DATA LINES:

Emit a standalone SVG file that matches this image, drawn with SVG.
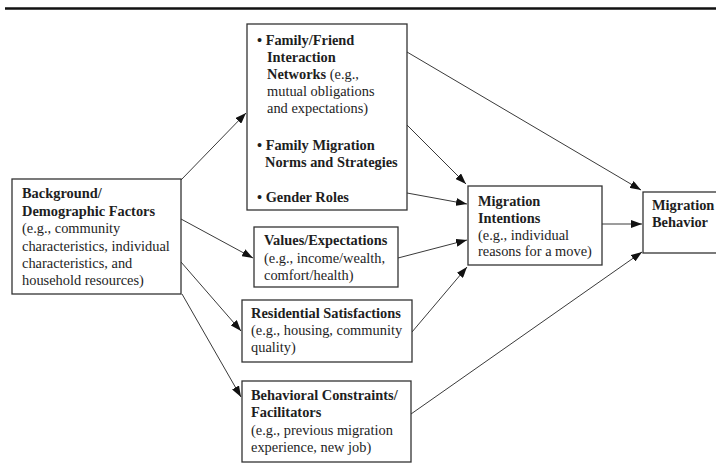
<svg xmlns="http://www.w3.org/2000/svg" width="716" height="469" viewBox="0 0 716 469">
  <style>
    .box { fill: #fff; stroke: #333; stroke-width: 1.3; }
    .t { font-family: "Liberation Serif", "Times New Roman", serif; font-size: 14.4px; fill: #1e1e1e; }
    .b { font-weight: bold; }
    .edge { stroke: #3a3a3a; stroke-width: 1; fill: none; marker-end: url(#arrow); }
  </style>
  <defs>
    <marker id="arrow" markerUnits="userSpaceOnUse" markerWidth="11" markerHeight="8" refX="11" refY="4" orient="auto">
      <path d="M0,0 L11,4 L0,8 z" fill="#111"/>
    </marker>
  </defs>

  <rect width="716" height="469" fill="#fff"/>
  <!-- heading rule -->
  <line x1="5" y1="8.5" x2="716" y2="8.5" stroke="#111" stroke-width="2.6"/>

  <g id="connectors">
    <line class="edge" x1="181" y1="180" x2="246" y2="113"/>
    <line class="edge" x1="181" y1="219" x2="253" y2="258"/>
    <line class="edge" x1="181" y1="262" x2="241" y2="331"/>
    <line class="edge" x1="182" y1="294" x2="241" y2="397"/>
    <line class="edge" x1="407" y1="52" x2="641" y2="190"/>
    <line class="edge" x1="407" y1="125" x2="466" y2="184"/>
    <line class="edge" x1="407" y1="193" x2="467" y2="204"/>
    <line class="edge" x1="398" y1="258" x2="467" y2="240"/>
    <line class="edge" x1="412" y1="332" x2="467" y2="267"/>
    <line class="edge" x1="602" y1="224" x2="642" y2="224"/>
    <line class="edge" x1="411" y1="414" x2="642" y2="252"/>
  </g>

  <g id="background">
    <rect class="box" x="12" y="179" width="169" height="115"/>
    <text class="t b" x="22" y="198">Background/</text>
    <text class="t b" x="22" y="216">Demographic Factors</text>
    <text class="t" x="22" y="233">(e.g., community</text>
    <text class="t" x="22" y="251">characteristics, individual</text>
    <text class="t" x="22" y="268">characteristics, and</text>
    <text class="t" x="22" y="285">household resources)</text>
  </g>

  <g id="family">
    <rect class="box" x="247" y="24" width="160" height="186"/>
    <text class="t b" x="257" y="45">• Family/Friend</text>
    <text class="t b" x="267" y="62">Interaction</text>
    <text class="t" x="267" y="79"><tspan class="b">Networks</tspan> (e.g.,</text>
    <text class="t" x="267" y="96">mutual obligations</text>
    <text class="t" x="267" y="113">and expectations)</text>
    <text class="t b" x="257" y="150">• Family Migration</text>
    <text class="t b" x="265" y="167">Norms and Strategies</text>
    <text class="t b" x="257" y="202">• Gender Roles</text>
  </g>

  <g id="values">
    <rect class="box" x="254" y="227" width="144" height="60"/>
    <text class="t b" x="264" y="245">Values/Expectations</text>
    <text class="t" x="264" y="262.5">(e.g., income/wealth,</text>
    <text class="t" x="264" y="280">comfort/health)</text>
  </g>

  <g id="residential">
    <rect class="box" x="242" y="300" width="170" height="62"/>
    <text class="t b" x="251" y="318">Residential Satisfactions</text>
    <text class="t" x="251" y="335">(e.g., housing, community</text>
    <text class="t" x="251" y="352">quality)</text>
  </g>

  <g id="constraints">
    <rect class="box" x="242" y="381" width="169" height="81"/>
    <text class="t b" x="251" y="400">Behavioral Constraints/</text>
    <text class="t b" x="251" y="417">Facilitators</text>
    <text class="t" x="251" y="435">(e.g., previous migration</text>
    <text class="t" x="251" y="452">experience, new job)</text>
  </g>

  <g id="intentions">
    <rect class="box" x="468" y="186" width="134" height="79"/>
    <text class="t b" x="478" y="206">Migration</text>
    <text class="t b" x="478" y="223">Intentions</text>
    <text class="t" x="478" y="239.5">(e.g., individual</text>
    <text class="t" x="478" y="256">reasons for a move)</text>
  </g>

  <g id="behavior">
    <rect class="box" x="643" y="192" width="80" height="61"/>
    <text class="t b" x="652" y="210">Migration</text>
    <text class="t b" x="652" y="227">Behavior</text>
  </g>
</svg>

DO THIS: Write out the whole listing again, exactly, with no pictures.

ANSWER TO THIS EXERCISE:
Emit a standalone SVG file that matches this image, drawn with SVG.
<svg xmlns="http://www.w3.org/2000/svg" width="716" height="469" viewBox="0 0 716 469">
  <style>
    .box { fill: #fff; stroke: #333; stroke-width: 1.3; }
    .t { font-family: "Liberation Serif", "Times New Roman", serif; font-size: 14.4px; fill: #1e1e1e; }
    .b { font-weight: bold; }
    .edge { stroke: #3a3a3a; stroke-width: 1; fill: none; marker-end: url(#arrow); }
  </style>
  <defs>
    <marker id="arrow" markerUnits="userSpaceOnUse" markerWidth="11" markerHeight="8" refX="11" refY="4" orient="auto">
      <path d="M0,0 L11,4 L0,8 z" fill="#111"/>
    </marker>
  </defs>

  <rect width="716" height="469" fill="#fff"/>
  <!-- heading rule -->
  <line x1="5" y1="8.5" x2="716" y2="8.5" stroke="#111" stroke-width="2.6"/>

  <g id="connectors">
    <line class="edge" x1="181" y1="180" x2="246" y2="113"/>
    <line class="edge" x1="181" y1="219" x2="253" y2="258"/>
    <line class="edge" x1="181" y1="262" x2="241" y2="331"/>
    <line class="edge" x1="182" y1="294" x2="241" y2="397"/>
    <line class="edge" x1="407" y1="52" x2="641" y2="190"/>
    <line class="edge" x1="407" y1="125" x2="466" y2="184"/>
    <line class="edge" x1="407" y1="193" x2="467" y2="204"/>
    <line class="edge" x1="398" y1="258" x2="467" y2="240"/>
    <line class="edge" x1="412" y1="332" x2="467" y2="267"/>
    <line class="edge" x1="602" y1="224" x2="642" y2="224"/>
    <line class="edge" x1="411" y1="414" x2="642" y2="252"/>
  </g>

  <g id="background">
    <rect class="box" x="12" y="179" width="169" height="115"/>
    <text class="t b" x="22" y="198">Background/</text>
    <text class="t b" x="22" y="216">Demographic Factors</text>
    <text class="t" x="22" y="233">(e.g., community</text>
    <text class="t" x="22" y="251">characteristics, individual</text>
    <text class="t" x="22" y="268">characteristics, and</text>
    <text class="t" x="22" y="285">household resources)</text>
  </g>

  <g id="family">
    <rect class="box" x="247" y="24" width="160" height="186"/>
    <text class="t b" x="257" y="45">• Family/Friend</text>
    <text class="t b" x="267" y="62">Interaction</text>
    <text class="t" x="267" y="79"><tspan class="b">Networks</tspan> (e.g.,</text>
    <text class="t" x="267" y="96">mutual obligations</text>
    <text class="t" x="267" y="113">and expectations)</text>
    <text class="t b" x="257" y="150">• Family Migration</text>
    <text class="t b" x="265" y="167">Norms and Strategies</text>
    <text class="t b" x="257" y="202">• Gender Roles</text>
  </g>

  <g id="values">
    <rect class="box" x="254" y="227" width="144" height="60"/>
    <text class="t b" x="264" y="245">Values/Expectations</text>
    <text class="t" x="264" y="262.5">(e.g., income/wealth,</text>
    <text class="t" x="264" y="280">comfort/health)</text>
  </g>

  <g id="residential">
    <rect class="box" x="242" y="300" width="170" height="62"/>
    <text class="t b" x="251" y="318">Residential Satisfactions</text>
    <text class="t" x="251" y="335">(e.g., housing, community</text>
    <text class="t" x="251" y="352">quality)</text>
  </g>

  <g id="constraints">
    <rect class="box" x="242" y="381" width="169" height="81"/>
    <text class="t b" x="251" y="400">Behavioral Constraints/</text>
    <text class="t b" x="251" y="417">Facilitators</text>
    <text class="t" x="251" y="435">(e.g., previous migration</text>
    <text class="t" x="251" y="452">experience, new job)</text>
  </g>

  <g id="intentions">
    <rect class="box" x="468" y="186" width="134" height="79"/>
    <text class="t b" x="478" y="206">Migration</text>
    <text class="t b" x="478" y="223">Intentions</text>
    <text class="t" x="478" y="239.5">(e.g., individual</text>
    <text class="t" x="478" y="256">reasons for a move)</text>
  </g>

  <g id="behavior">
    <rect class="box" x="643" y="192" width="80" height="61"/>
    <text class="t b" x="652" y="210">Migration</text>
    <text class="t b" x="652" y="227">Behavior</text>
  </g>
</svg>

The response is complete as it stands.